On 8 June 2010, Bharti Airtel struck a deal to purchase of mobile operations in 15 African countries from Zain, a Kuwaiti operator including Zain Tanzania, but excluding Zain Sudan. The firm then changed its name to Airtel Tanzania.

==Current ownership==
Following talks in Dar es Salaam, between John Magufuli, the president of Tanzania and Sunil Mittal, the chairman of Bharti Airtel, held in January 2019, the India-based conglomerate agreed to cede more shareholding to the government, in order to settle existing ownership disputes. Following the agreed transfer of shares, the ownership in the company will appear as illustrated in the table below.

Shareholding in Airtel Tanzania stock
| Rank | Name of owner | % ownership before January 2019 | % ownership after January 2019 |
|---|---|---|---|
| 1 | Bharti Airtel of India | 60.0 | 51.0 |
| 2 | Government of Tanzania | 40.0 | 49.0 |
|  | Total | 100.00 | 100.00 |

==One Network==

Airtel Africa coverage

As of January 2016, Airtel Africa operates in 17 African countries.

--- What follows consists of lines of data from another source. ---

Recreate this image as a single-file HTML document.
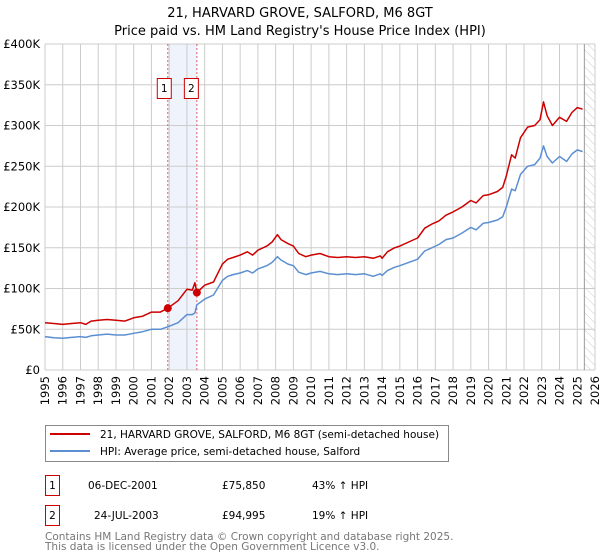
<!DOCTYPE html>
<html><head><meta charset="utf-8"><style>
body{margin:0;background:#fff;width:600px;height:560px;overflow:hidden;font-family:"DejaVu Sans","Liberation Sans",sans-serif}
svg{display:block}
</style></head><body>
<svg id="chart" width="600" height="560" font-family="DejaVu Sans, Liberation Sans, sans-serif">
<text x="300" y="17" text-anchor="middle" font-size="13">21, HARVARD GROVE, SALFORD, M6 8GT</text>
<text x="300" y="35" text-anchor="middle" font-size="13">Price paid vs. HM Land Registry's House Price Index (HPI)</text>
<g id="grid"></g><g id="marks"></g><g id="axes"></g>
<g>
<rect x="45.5" y="425.5" width="403" height="36" fill="#fff" stroke="#888"/>
<line x1="50" y1="434" x2="90" y2="434" stroke="#cc0000" stroke-width="2"/>
<text x="100" y="438" font-size="10.5">21, HARVARD GROVE, SALFORD, M6 8GT (semi-detached house)</text>
<line x1="50" y1="451" x2="90" y2="451" stroke="#5b8fd1" stroke-width="2"/>
<text x="100" y="455" font-size="10.5">HPI: Average price, semi-detached house, Salford</text>
</g>
<g font-size="10.5">
<rect x="45.5" y="475.5" width="14" height="20" fill="#fff" stroke="#cc0000"/>
<text x="52.5" y="489" text-anchor="middle">1</text>
<text x="88" y="489">06-DEC-2001</text>
<text x="222" y="489">£75,850</text>
<text x="312" y="489">43% ↑ HPI</text>
<rect x="45.5" y="505.5" width="14" height="20" fill="#fff" stroke="#cc0000"/>
<text x="52.5" y="519" text-anchor="middle">2</text>
<text x="94" y="519">24-JUL-2003</text>
<text x="222" y="519">£94,995</text>
<text x="312" y="519">19% ↑ HPI</text>
</g>
<text x="45" y="540" font-size="10.5" fill="#777">Contains HM Land Registry data © Crown copyright and database right 2025.</text>
<text x="45" y="550" font-size="10.5" fill="#777">This data is licensed under the Open Government Licence v3.0.</text>
</svg>
<script>
const yearTicks=[1995,1996,1997,1998,1999,2000,2001,2002,2003,2004,2005,2006,2007,2008,2009,2010,2011,2012,2013,2014,2015,2016,2017,2018,2019,2020,2021,2022,2023,2024,2025,2026];
const valueTicks=[0,50000,100000,150000,200000,250000,300000,350000,400000];
const valueTickLabels=["£0","£50K","£100K","£150K","£200K","£250K","£300K","£350K","£400K"];
const times=[1995.0,1995.5,1996.0,1996.5,1997.0,1997.3,1997.6,1998.0,1998.5,1999.0,1999.5,2000.0,2000.5,2001.0,2001.5,2001.92,2002.5,2003.0,2003.3,2003.45,2003.56,2004.0,2004.5,2005.0,2005.3,2005.6,2006.0,2006.4,2006.7,2007.0,2007.5,2007.8,2008.1,2008.3,2008.7,2009.0,2009.3,2009.7,2010.0,2010.5,2011.0,2011.5,2012.0,2012.5,2013.0,2013.5,2013.9,2014.0,2014.3,2014.7,2015.0,2015.5,2016.0,2016.4,2016.8,2017.2,2017.6,2018.0,2018.5,2019.0,2019.3,2019.7,2020.0,2020.5,2020.8,2021.0,2021.3,2021.5,2021.8,2022.2,2022.6,2022.9,2023.1,2023.3,2023.6,2024.0,2024.4,2024.7,2025.0,2025.3];
const hpiValues=[41,39.5,39,40,41,40,42,43,44,43,43,45,47,50,50,53,58,68,68,70,80,87,92,110,115,117,119,122,119,124,128,132,139,135,130,128,120,117,119,121,118,117,118,117,118,115,118,116,122,126,128,132,136,146,150,154,160,162,168,175,172,180,181,184,188,200,222,220,240,250,252,260,275,262,254,262,256,265,270,268];
const propertyValues=[58,57,56,57,58,56,60,61,62,61,60,64,66,71,71,75.85,85,99,98,107,95,104,108,130,136,138,141,145,141,147,152,157,166,160,155,152,143,139,141,143,139,138,139,138,139,137,140,137,145,150,152,157,162,174,179,183,190,194,200,208,205,214,215,219,224,238,264,260,285,298,300,307,329,312,300,310,305,316,322,320];
const saleTimes=[2001.92,2003.56];
const salePrices=[75850,94995];
const saleLabels=["1","2"];
const dataEnd=2025.4;
const NS="http://www.w3.org/2000/svg";
const X0=45,X1=595,Y0=370,Y1=44;
const xs=t=>X0+(t-1995)/(2026-1995)*(X1-X0);
const ys=v=>Y0-v/400000*(Y0-Y1);
function mk(tag,attrs,parent){const e=document.createElementNS(NS,tag);for(const k in attrs)e.setAttribute(k,attrs[k]);parent.appendChild(e);return e;}
const grid=document.getElementById('grid'),marks=document.getElementById('marks'),axes=document.getElementById('axes');
const span=mk('rect',{x:xs(saleTimes[0]),y:Y1,width:xs(saleTimes[1])-xs(saleTimes[0]),height:Y0-Y1,fill:'#eef3fc'},grid);


const defs=mk('defs',{},grid);
const pat=mk('pattern',{id:'hatch',width:6,height:6,patternUnits:'userSpaceOnUse',patternTransform:'rotate(-45)'},defs);
mk('line',{x1:0,y1:0,x2:0,y2:6,stroke:'#ccc','stroke-width':1},pat);
const hat=mk('rect',{x:xs(dataEnd),y:Y1,width:X1-xs(dataEnd),height:Y0-Y1,fill:'url(#hatch)'},grid);


yearTicks.forEach(y=>{
  const l=mk('line',{x1:xs(y),y1:Y1,x2:xs(y),y2:Y0,stroke:'#ccc','stroke-width':1},grid);
  
  
  const t=mk('text',{x:0,y:0,'font-size':11.5,'text-anchor':'end',transform:`translate(${xs(y)+4},376) rotate(-90)`},axes);
  t.textContent=y;
  
  
});
valueTicks.forEach((v,i)=>{
  const l=mk('line',{x1:X0,y1:ys(v),x2:X1,y2:ys(v),stroke:'#ccc','stroke-width':1},grid);
  
  
  const t=mk('text',{x:40,y:ys(v)+4,'font-size':11.5,'text-anchor':'end'},axes);
  t.textContent=valueTickLabels[i];
  
  
});
const endLine=mk('line',{x1:xs(dataEnd),y1:Y1,x2:xs(dataEnd),y2:Y0,stroke:'#999','stroke-width':1},grid);


saleTimes.forEach((t,i)=>{
  const l=mk('line',{x1:xs(t),y1:Y1,x2:xs(t),y2:Y0,stroke:'#e06060','stroke-width':1,'stroke-dasharray':'2,2'},grid);
  
  
});
function path(vals,color,name){
  const d=times.map((t,i)=>(i?'L':'M')+xs(t).toFixed(1)+','+ys(vals[i]*1000).toFixed(1)).join('');
  const p=mk('path',{d:d,fill:'none',stroke:color,'stroke-width':1.5,'stroke-linejoin':'round'},marks);
  
  
}
path(hpiValues,'#5b8fd1','hpi-line');
path(propertyValues,'#cc0000','property-price-line');
saleTimes.forEach((t,i)=>{
  const c=mk('circle',{cx:xs(t),cy:ys(salePrices[i]),r:4,fill:'#cc0000'},marks);
  
  
  const gx=i===0?xs(t)-10:xs(t)-12;
  const r=mk('rect',{x:gx-0.5,y:78.5,width:14,height:20,fill:'#fff',stroke:'#cc0000'},marks);
  
  
  const tx=mk('text',{x:gx+6.5,y:92,'font-size':10.5,'text-anchor':'middle'},marks);
  tx.textContent=saleLabels[i];
  
  
});
</script>
</body></html>
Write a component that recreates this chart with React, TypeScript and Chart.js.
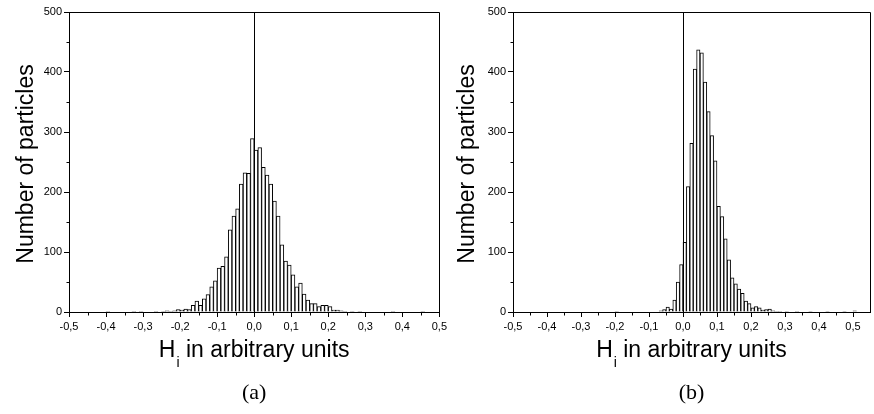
import { useEffect, useRef } from 'react';
import { Chart, registerables } from 'chart.js';

Chart.register(...registerables);

const BIN_WIDTH = 0.01;

// Panel (a): left edge of each non-empty bin and its count
const binStartsA = [
  -0.40, -0.33, -0.31, -0.27, -0.25, -0.24, -0.23, -0.22, -0.21, -0.20,
  -0.19, -0.18, -0.17, -0.16, -0.15, -0.14, -0.13, -0.12, -0.11, -0.10,
  -0.09, -0.08, -0.07, -0.06, -0.05, -0.04, -0.03, -0.02, -0.01, 0.00,
  0.01, 0.02, 0.03, 0.04, 0.05, 0.06, 0.07, 0.08, 0.09, 0.10,
  0.11, 0.12, 0.13, 0.14, 0.15, 0.16, 0.17, 0.18, 0.19, 0.20,
  0.21, 0.22, 0.23, 0.24, 0.26, 0.28, 0.37, 0.45,
];
const countsA = [
  1, 1, 1, 1, 1, 2, 1, 2, 4, 3,
  5, 4, 11, 18, 11, 22, 29, 42, 52, 73,
  76, 92, 137, 160, 172, 213, 232, 231, 289, 270,
  274, 241, 228, 213, 185, 160, 112, 85, 78, 62,
  42, 48, 30, 20, 14, 14, 9, 11, 11, 9,
  3, 3, 2, 1, 1, 1, 1, 1,
];

// Panel (b)
const binStartsB = [
  -0.20, -0.07, -0.06, -0.05, -0.04, -0.03, -0.02, -0.01, 0.00, 0.01,
  0.02, 0.03, 0.04, 0.05, 0.06, 0.07, 0.08, 0.09, 0.10, 0.11,
  0.12, 0.13, 0.14, 0.15, 0.16, 0.17, 0.18, 0.19, 0.20, 0.21,
  0.22, 0.23, 0.24, 0.25, 0.26, 0.27, 0.28, 0.30, 0.33, 0.37,
  0.42, 0.47, 0.50,
];
const countsB = [
  1, 2, 4, 8, 5, 20, 50, 79, 116, 209,
  281, 405, 437, 432, 383, 334, 294, 252, 176, 159,
  122, 87, 57, 47, 38, 31, 18, 14, 7, 9,
  7, 3, 4, 5, 2, 1, 1, 1, 1, 1,
  1, 1, 2,
];

const xTickValues = [-0.5, -0.4, -0.3, -0.2, -0.1, 0, 0.1, 0.2, 0.3, 0.4, 0.5];
const xMinorTickValues = [-0.45, -0.35, -0.25, -0.15, -0.05, 0.05, 0.15, 0.25, 0.35, 0.45];
const yTickValues = [0, 100, 200, 300, 400, 500];
const yMinorTickValues = [50, 150, 250, 350, 450];

const Y_TITLE = 'Number of particles';
const X_TITLE_MAIN = 'H';
const X_TITLE_SUB = 'i';
const X_TITLE_REST = ' in arbitrary units';

const SANS = '"Liberation Sans", Arial, sans-serif';
const SERIF = '"Liberation Serif", "Times New Roman", serif';
const H = 414;

type PanelProps = {
  starts: number[];
  counts: number[];
  xMin: number;
  xMax: number;
  left: number;
  width: number;
  areaLeft: number;
  areaRight: number;
  yTitleX: number;
  label: string;
};

function Panel(p: PanelProps) {
  const ref = useRef<HTMLCanvasElement>(null);
  useEffect(() => {
    const canvas = ref.current!;
    const data = p.starts.map((s, i) => ({ x: s + BIN_WIDTH / 2, y: p.counts[i] }));

    const decor = {
      id: 'decor',
      afterDraw(chart: any) {
        const { ctx, chartArea: a, scales } = chart;
        const xs = scales.x;
        const ys = scales.y;
        ctx.save();
        ctx.strokeStyle = '#000';
        ctx.lineWidth = 1;
        const L = Math.round(a.left) + 0.5;
        const R = Math.round(a.right) + 0.5;
        const T = Math.round(a.top) + 0.5;
        const B = Math.round(a.bottom) + 0.5;
        ctx.beginPath();
        ctx.moveTo(L, T);
        ctx.lineTo(R, T);
        ctx.lineTo(R, B);
        // zero line
        const zx = Math.round(xs.getPixelForValue(0)) + 0.5;
        ctx.moveTo(zx, T);
        ctx.lineTo(zx, B);
        // minor ticks
        for (const v of xMinorTickValues) {
          const px = Math.round(xs.getPixelForValue(v)) + 0.5;
          ctx.moveTo(px, B);
          ctx.lineTo(px, B + 3);
        }
        for (const v of yMinorTickValues) {
          const py = Math.round(ys.getPixelForValue(v)) + 0.5;
          ctx.moveTo(L, py);
          ctx.lineTo(L - 3, py);
        }
        ctx.stroke();

        ctx.fillStyle = '#000';
        // x title with subscript
        const cx = (a.left + a.right) / 2;
        ctx.textBaseline = 'alphabetic';
        ctx.textAlign = 'left';
        ctx.font = `23px ${SANS}`;
        const wH = ctx.measureText(X_TITLE_MAIN).width;
        const wRest = ctx.measureText(X_TITLE_REST).width;
        ctx.font = `14px ${SANS}`;
        const wSub = ctx.measureText(X_TITLE_SUB).width;
        const total = wH + 1 + wSub + wRest;
        let x = cx - total / 2;
        ctx.font = `23px ${SANS}`;
        ctx.fillText(X_TITLE_MAIN, x, 357);
        x += wH + 1;
        ctx.font = `14px ${SANS}`;
        ctx.fillText(X_TITLE_SUB, x, 367);
        x += wSub;
        ctx.font = `23px ${SANS}`;
        ctx.fillText(X_TITLE_REST, x, 357);

        // y title
        ctx.save();
        ctx.translate(p.yTitleX, 164);
        ctx.rotate(-Math.PI / 2);
        ctx.textAlign = 'center';
        ctx.font = `23px ${SANS}`;
        ctx.fillText(Y_TITLE, 0, 0);
        ctx.restore();

        // panel label
        ctx.textAlign = 'center';
        ctx.font = `22px ${SERIF}`;
        ctx.fillText(p.label, cx, 399);
        ctx.restore();
      },
    };

    const tickFont = { family: SANS, size: 11 };
    const chart = new Chart(canvas, {
      type: 'bar',
      data: {
        datasets: [
          {
            data: data as any,
            backgroundColor: '#ffffff',
            borderColor: '#000000',
            borderWidth: 1,
            barPercentage: 1,
            categoryPercentage: 1,
            borderSkipped: 'start',
          },
        ],
      },
      options: {
        responsive: false,
        animation: false,
        events: [],
        layout: { padding: { left: 0, top: 12, right: p.width - p.areaRight, bottom: 72 } },
        plugins: { legend: { display: false }, tooltip: { enabled: false }, title: { display: false } },
        scales: {
          x: {
            type: 'linear',
            min: p.xMin,
            max: p.xMax,
            offset: false,
            afterFit: (s: any) => { s.height = 30; },
            afterBuildTicks: (s: any) => { s.ticks = xTickValues.map((v) => ({ value: v })); },
            ticks: {
              autoSkip: false,
              maxRotation: 0,
              padding: 3,
              color: '#000',
              font: tickFont,
              callback: (v: any) => Number(v).toFixed(1).replace('.', ','),
            },
            grid: { offset: false, drawOnChartArea: false, tickLength: 5, color: '#000', lineWidth: 1 },
            border: { display: true, color: '#000', width: 1 },
          },
          y: {
            type: 'linear',
            min: 0,
            max: 500,
            afterFit: (s: any) => { s.width = p.areaLeft; },
            afterBuildTicks: (s: any) => { s.ticks = yTickValues.map((v) => ({ value: v })); },
            ticks: {
              autoSkip: false,
              padding: 2,
              color: '#000',
              font: { family: SANS, size: 11 },
              callback: (v: any) => String(v),
            },
            grid: { drawOnChartArea: false, tickLength: 5, color: '#000', lineWidth: 1 },
            border: { display: true, color: '#000', width: 1 },
          },
        },
      } as any,
      plugins: [decor],
    });
    return () => chart.destroy();
  }, []);
  return (
    <canvas
      ref={ref}
      width={p.width}
      height={H}
      style={{ position: 'absolute', left: p.left, top: 0, width: p.width, height: H }}
    />
  );
}

export default function App() {
  return (
    <div style={{ position: 'fixed', left: 0, top: 0, width: 874, height: H, background: '#fff' }}>
      <Panel
        starts={binStartsA}
        counts={countsA}
        xMin={-0.5}
        xMax={0.5}
        left={0}
        width={450}
        areaLeft={69}
        areaRight={441}
        yTitleX={33}
        label="(a)"
      />
      <Panel
        starts={binStartsB}
        counts={countsB}
        xMin={-0.5}
        xMax={0.55}
        left={450}
        width={424}
        areaLeft={63}
        areaRight={420}
        yTitleX={24}
        label="(b)"
      />
    </div>
  );
}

Marketed as "One Network", airtel was the first telecom company in Africa to provide a border less solution for its customer across the continent. With this service airtel customer can freely roam in other airtel operating countries and use their phone as a local subscriber. This service has been extended to India, Bangladesh and Sri Lanka where airtel Africa users would not have to change their sim cards to operate freely in the three Asian nations.

Recharging while roaming on the "One Network" can be done both in local currency or can be done remotely from one's home country. The airtel money services do not work across borders. However, there are plans to implement airtel money between Kenya and Tanzania.